The serial killer and two unsolved murders

This story contains details some readers may find distressing.
On the warm afternoon of 30 August 1980, 26-year-old Teresa Thorling had one thing on her mind - to make money to buy drugs.
Teresa was young, blonde and pretty. She wouldn’t have described herself as a prostitute but often spent Saturday nights selling sex to fund her own drug habit, and that of her boyfriend as well.
He was 20 years older and they lived together in the southern Swedish city of Malmo. It was her job to find the money for the heroin they shared.
Forty years ago, Malmo, like nearby Copenhagen, was a busy commercial hub with ferries coming in and out of the port of Limhamn on the outskirts of the city.
But unlike its famous neighbour across the Oresund - the stretch of water that separates Denmark from Sweden - it was never home to an established red-light district.
Instead, sex workers would stand in the wide, tree-lined streets of Kungsgatan and Exercisegatan, where there was space for cars to stop and deals to be struck. In the 1970s and 80s, when prostitution was still legal, these street corners attracted custom from all over southern Sweden.
It was here that Teresa headed, catching a bus from her apartment into the city centre. Later, police investigators found a bus ticket in one of her pockets stamped with the time 16.45.
Other sex workers reported seeing Teresa around Exercisegatan in the early evening. One woman saw her walking off with a client, another saw her talking to a man in a car. But no-one remembered seeing her later that night.

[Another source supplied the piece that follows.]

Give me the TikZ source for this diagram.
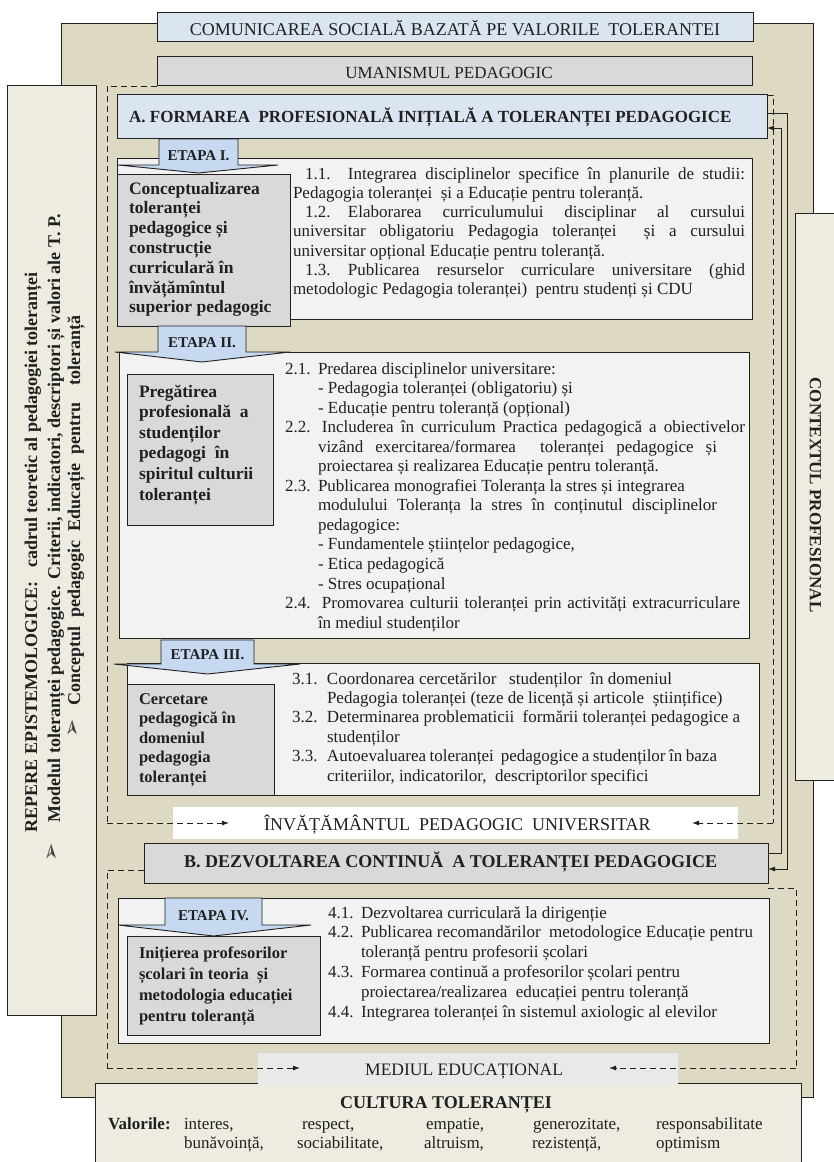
\documentclass[tikz,border=0pt]{standalone}
\usepackage{fontspec}
\setmainfont{Liberation Serif}
\newfontfamily\dejavu{DejaVu Sans}
\usetikzlibrary{arrows.meta}
\definecolor{beige}{HTML}{DDD9C3}
\definecolor{cream}{HTML}{EEECE1}
\definecolor{lblue}{HTML}{DBE5F1}
\definecolor{lgray}{HTML}{D9D9D9}
\definecolor{wbox}{HTML}{F2F2F2}
\definecolor{cblue}{HTML}{C6D9F1}
\definecolor{ink}{HTML}{202020}
\definecolor{tex}{HTML}{E9E9E9}
\newcommand\bx[6]{\node[#6, inner sep=0pt, outer sep=0pt, minimum width={(#4)-(#2)}, minimum height={(#5)-(#3)}] (#1) at ({((#2)+(#4))/2},{((#3)+(#5))/2}) {};}
\newcommand\callout[9]{%
  \filldraw[cal] (#2,#4) -- (#3,#4) -- (#3,#5) -- (#7,#5) -- ({((#2)+(#3))/2},#8) -- (#6,#5) -- (#2,#5) -- cycle;
  \node[calt] (#1) at ({((#2)+(#3))/2},{(#5)-9.5}) {#9};}
\newcommand\nm[2]{\makebox[#1pt][l]{#2}}
\newcommand\js[2]{\makebox[#1pt][s]{#2}}
\begin{document}
\begin{tikzpicture}[x=1pt,y=-1pt,
  box/.style={draw=ink, line width=1pt},
  cal/.style={fill=cblue, draw=ink, line width=0.9pt},
  calt/.style={inner sep=0pt, font=\bfseries\fontsize{15}{17}\selectfont, text=ink},
  conn/.style={draw=ink, line width=0.9pt},
  dsh/.style={draw=ink, line width=0.9pt, dash pattern=on 6pt off 4pt},
  arr/.style={-{Latex[length=7pt,width=5pt]}},
  tx/.style={anchor=base west, inner sep=0pt, outer sep=0pt, font=\fontsize{17}{20}\selectfont, text=ink},
  gb/.style={anchor=base west, inner sep=0pt, outer sep=0pt, font=\bfseries\fontsize{17.5}{20}\selectfont, text=ink},
  gs/.style={anchor=base west, inner sep=0pt, outer sep=0pt, font=\bfseries\fontsize{16.5}{20}\selectfont, text=ink},
  hd/.style={anchor=base, inner sep=0pt, outer sep=0pt, text=ink},
  lp/.style={anchor=base west, inner sep=0pt, outer sep=0pt, rotate=90, font=\bfseries\fontsize{18}{20}\selectfont, text=ink},
  bul/.style={inner sep=0pt, rotate=90, font=\dejavu\fontsize{22}{22}\selectfont, text=ink!85}]
\useasboundingbox (0,0) rectangle (834,1162);
\fill[white] (0,0) rectangle (834,1162);

% background frames
\bx{bg}{61}{23}{813}{1097}{box, fill=beige}
\bx{lpanel}{7}{85}{96}{1015}{box, fill=cream}
\bx{rpanel}{795}{213}{845}{780}{box, fill=cream}
\bx{com}{157}{12}{753}{41}{box, fill=lblue}
\bx{uman}{157}{56}{752}{85}{box, fill=lgray}

\node[hd, font=\fontsize{18}{20}\selectfont] (comt) at (455,35.5) {COMUNICAREA SOCIALĂ BAZATĂ PE VALORILE\ \ TOLERANTEI};
\node[hd, font=\fontsize{17}{20}\selectfont] (umant) at (449,78.5) {UMANISMUL PEDAGOGIC};

% left panel texts
\node[lp] (r1) at (37,832) {REPERE EPISTEMOLOGICE:\ \ \ cadrul teoretic al pedagogiei toleranței};
\node[bul] (b1) at (53,852) {➢};
\node[lp] (r2) at (60,822) {Modelul toleranței pedagogice. Criterii, indicatori, descriptori și valori ale T. P.};
\node[bul] (b2) at (74,728) {➢};
\node[lp] (r3) at (80,705) {\js{390}{Conceptul pedagogic Educație pentru\ \ toleranță}};

% right panel text
\node[inner sep=0pt, rotate=-90, font=\bfseries\fontsize{17}{20}\selectfont, text=ink] (ctx) at (815.5,495) {CONTEXTUL PROFESIONAL};

% dashed frame A (top and sides)
\coordinate (da1) at (157,86);
\coordinate (da2) at (107,86);
\coordinate (da3) at (767,95);
\coordinate (da4) at (773,95);
\draw[dsh] (da1) -- (da2) -- (107,823);
\draw[dsh] (da3) -- (da4) -- (773,823);

% A header
\bx{A}{117}{94}{767}{138}{box, fill=lblue}
\node[anchor=base west, inner sep=0pt, font=\bfseries\fontsize{17}{20}\selectfont, text=ink] (At) at (129,122) {A. FORMAREA\ \ PROFESIONALĂ INIȚIALĂ A TOLERANȚEI PEDAGOGICE};

% ---------- ETAPA I
\bx{o1}{117}{158}{752}{319}{box, fill=wbox}
\bx{g1}{117}{174}{290}{326}{box, fill=lgray}
\callout{e1}{159}{238}{139}{165}{118}{278}{173}{ETAPA I.}
\node[gb] (g1a) at (129,194) {Conceptualizarea};
\node[gb] (g1b) at (129,213.8) {toleranței};
\node[gb] (g1c) at (129,233.6) {pedagogice și};
\node[gb] (g1d) at (129,253.4) {construcție};
\node[gb] (g1e) at (129,273.2) {curriculară în};
\node[gb] (g1f) at (129,293) {învățămîntul};
\node[gb] (g1g) at (129,312.8) {superior pedagogic};

\node[tx] (i1) at (305,179) {\js{440}{\nm{43}{1.1.}Integrarea disciplinelor specifice în planurile de studii:}};
\node[tx] (i2) at (293,198.3) {Pedagogia toleranței\ \ și a Educație pentru toleranță.};
\node[tx] (i3) at (305,217.6) {\js{440}{\nm{43}{1.2.}Elaborarea curriculumului disciplinar al cursului}};
\node[tx] (i4) at (293,236.9) {\js{452}{universitar obligatoriu Pedagogia toleranței\ \ și a cursului}};
\node[tx] (i5) at (293,256.2) {universitar opțional Educație pentru toleranță.};
\node[tx] (i6) at (305,275.5) {\js{440}{\nm{43}{1.3.}Publicarea resurselor curriculare universitare (ghid}};
\node[tx] (i7) at (293,294.8) {metodologic Pedagogia toleranței)\ \ pentru studenți și CDU};

% ---------- ETAPA II
\bx{o2}{119}{352}{749}{638}{box, fill=wbox}
\bx{g2}{127}{374}{273}{525}{box, fill=lgray}
\callout{e2}{158}{246}{326}{352}{115}{290}{362}{ETAPA II.}
\node[gb] (g2a) at (139,397) {Pregătirea};
\node[gb] (g2b) at (139,417.6) {profesională\ \ a};
\node[gb] (g2c) at (139,438.2) {studenților};
\node[gb] (g2d) at (139,458.8) {pedagogi\ \ în};
\node[gb] (g2e) at (139,479.4) {spiritul culturii};
\node[gb] (g2f) at (139,500) {toleranței};

\node[tx] (j0) at (285,374) {\nm{33}{2.1.}Predarea disciplinelor universitare:};
\node[tx] (j1) at (318,393.55) {- Pedagogia toleranței (obligatoriu) și};
\node[tx] (j2) at (318,413.1) {- Educație pentru toleranță (opțional)};
\node[tx] (j3) at (285,432.65) {\js{460}{\nm{37}{2.2.}Includerea în curriculum Practica pedagogică a obiectivelor}};
\node[tx] (j4) at (318,452.2) {\js{399}{vizând exercitarea/formarea\ \ toleranței pedagogice și}};
\node[tx] (j5) at (318,471.75) {proiectarea și realizarea Educație pentru toleranță.};
\node[tx] (j6) at (285,491.3) {\nm{33}{2.3.}Publicarea monografiei Toleranța la stres și integrarea};
\node[tx] (j7) at (318,510.85) {\js{399}{modulului Toleranța la stres în conținutul disciplinelor}};
\node[tx] (j8) at (318,530.4) {pedagogice:};
\node[tx] (j9) at (318,549.95) {- Fundamentele științelor pedagogice,};
\node[tx] (j10) at (318,569.5) {- Etica pedagogică};
\node[tx] (j11) at (318,589.05) {- Stres ocupațional};
\node[tx] (j12) at (285,608.6) {\js{455}{\nm{37}{2.4.}Promovarea culturii toleranței prin activități extracurriculare}};
\node[tx] (j13) at (318,628.15) {în mediul studenților};

% ---------- ETAPA III
\bx{o3}{127}{663}{759}{795}{box, fill=wbox}
\bx{g3}{127}{684}{274}{795}{box, fill=lgray}
\callout{e3}{161}{254}{640}{664}{114}{300}{674}{ETAPA III.}
\node[gs] (g3a) at (139,704) {Cercetare};
\node[gs] (g3b) at (139,723.5) {pedagogică în};
\node[gs] (g3c) at (139,743) {domeniul};
\node[gs] (g3d) at (139,762.5) {pedagogia};
\node[gs] (g3e) at (139,782) {toleranței};

\node[tx] (k0) at (292,684) {\nm{35}{3.1.}Coordonarea cercetărilor\ \ \ studenților\ \ în domeniul};
\node[tx] (k1) at (327,703.4) {Pedagogia toleranței (teze de licență și articole\ \ științifice)};
\node[tx] (k2) at (292,722.8) {\js{448}{\nm{35}{3.2.}Determinarea problematicii\ \ formării toleranței pedagogice a}};
\node[tx] (k3) at (327,742.2) {studenților};
\node[tx] (k4) at (292,761.6) {\js{425}{\nm{35}{3.3.}Autoevaluarea toleranței\ \ pedagogice a studenților în baza}};
\node[tx] (k5) at (327,781) {criteriilor, indicatorilor,\ \ descriptorilor specifici};

% label universitar
\bx{lab1}{173}{807}{738}{839}{fill=white}
\node[anchor=base west, inner sep=0pt, font=\fontsize{18}{20}\selectfont, text=ink] (lab1t) at (264,830) {ÎNVĂȚĂMÂNTUL\ \ PEDAGOGIC\ \ UNIVERSITAR};
\coordinate (la1) at (229,823);
\coordinate (la2) at (692,823);
\draw[dsh, arr] (107,823) -- (la1);
\draw[dsh, arr] (773,823) -- (la2);

% B header
\bx{B}{144}{843}{768}{883}{box, fill=lgray}
\node[anchor=base west, inner sep=0pt, font=\bfseries\fontsize{18}{20}\selectfont, text=ink] (Bt) at (184,867) {B. DEZVOLTAREA CONTINUĂ\ \ A TOLERANȚEI PEDAGOGICE};

% connectors A <-> B
\draw[conn, arr] ([yshift=10pt]B.east) -- ++(13,0) |- ([yshift=-12pt]A.east);
\draw[conn, arr] ([yshift=3pt]A.east) -- ++(20,0) |- ([yshift=-6pt]B.east);

% dashed frame B
\draw[dsh] (144,870) -- (107,870) -- (107,1068);
\draw[dsh] (768,888) -- (796,888) -- (796,1068);

% ---------- ETAPA IV
\bx{o4}{118}{898}{769}{1043}{box, fill=wbox}
\bx{g4}{127}{936}{320}{1035}{box, fill=lgray}
\callout{e4}{165}{262}{898}{925}{118}{311}{936}{ETAPA IV.}
\node[gs] (g4a) at (139,958) {Inițierea profesorilor};
\node[gs] (g4b) at (139,979) {școlari în teoria\ \ și};
\node[gs] (g4c) at (139,1000) {metodologia educației};
\node[gs] (g4d) at (139,1021) {pentru toleranță};

\node[tx] (m0) at (328,918) {\nm{33}{4.1.}Dezvoltarea curriculară la dirigenție};
\node[tx] (m1) at (328,937.8) {\js{425}{\nm{33}{4.2.}Publicarea recomandărilor\ \ metodologice Educație pentru}};
\node[tx] (m2) at (361,957.6) {toleranță pentru profesorii școlari};
\node[tx] (m3) at (328,977.4) {\js{352}{\nm{33}{4.3.}Formarea continuă a profesorilor școlari pentru}};
\node[tx] (m4) at (361,997.2) {proiectarea/realizarea\ \ educației pentru toleranță};
\node[tx] (m5) at (328,1017) {\nm{33}{4.4.}Integrarea toleranței în sistemul axiologic al elevilor};

% culture box
\bx{cult}{95}{1083}{801}{1175}{box, fill=cream}
\node[hd, font=\bfseries\fontsize{18}{20}\selectfont] (cultt) at (446,1108) {CULTURA TOLERANȚEI};
\node[tx, font=\bfseries\fontsize{17}{20}\selectfont] (val) at (108,1129) {Valorile:};
\node[tx] (v1) at (184,1129) {interes,};
\node[tx] (v2) at (302,1129) {respect,};
\node[tx] (v3) at (426,1129) {empatie,};
\node[tx] (v4) at (533,1129) {generozitate,};
\node[tx] (v5) at (656,1129) {responsabilitate};
\node[tx] (w1) at (184,1148) {bunăvoință,};
\node[tx] (w2) at (297,1148) {sociabilitate,};
\node[tx] (w3) at (424,1148) {altruism,};
\node[tx] (w4) at (532,1148) {rezistență,};
\node[tx] (w5) at (656,1148) {optimism};

% label mediul
\bx{lab2}{258}{1053}{678}{1084}{fill=tex}
\node[anchor=base west, inner sep=0pt, font=\fontsize{17.5}{20}\selectfont, text=ink] (lab2t) at (365,1075) {MEDIUL EDUCAȚIONAL};
\coordinate (lb1) at (300,1068);
\coordinate (lb2) at (609,1068);
\draw[dsh, arr] (107,1068) -- (lb1);
\draw[dsh, arr] (796,1068) -- (lb2);
\end{tikzpicture}
\end{document}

Two days later, on Monday afternoon, an old man collecting bottles for cash stumbled across Teresa’s body in the stairwell of a derelict building that was scheduled for demolition. She had been covered by a piece of carpet. Underneath, she was lying on her front, naked. A long, square-cut stick of wood had been forced into her rectum.
A post-mortem showed that Teresa had been killed on Saturday evening and the cause of death was most likely strangulation, though the doctor also noted high-level of narcotics in her blood. Before being killed, the young woman had been hit on the back of the head with a blunt object. She had bruising on the front of her neck that could have been caused by hands, or by a thin object being pressed against her tongue bone, which had been broken. There was no evidence that she had been raped, but there was a substance found on her back that could have been semen.
Teresa’s killing made headlines in the local newspapers, which for days ran stories about the murder in Malmo. This type of sex crime was extremely rare in Sweden and it wasn’t long before detectives in the city connected it to another murder that had taken place in Gothenburg a few weeks earlier.
Like Teresa, 31-year-old Gertie Jensen was also a drug user and part-time sex worker. And like Teresa, she had also been found stripped naked on a demolition site, her head smashed in from behind with a brick.
Malmo police made contact with the Gothenburg police to compare notes about the killings, while continuing its own investigation into Teresa’s murder, interviewing her boyfriend and the sex workers who were the last to see her alive.
There were some promising early leads. One sex worker mentioned a metallic-green Saab 900 that officers tried to trace. Another mentioned an aggressive client who used to hang around Exercisegatan and who seemed to have taken an interest in Teresa. Police found she owed money for drugs. There was speculation that a yellow Mercedes taxi that was seen near the place she was found might be involved.
But none of these inquiries led anywhere and, as the months passed, the press stopped running stories, the police moved on to other crimes and the killing of the two young women faded from view.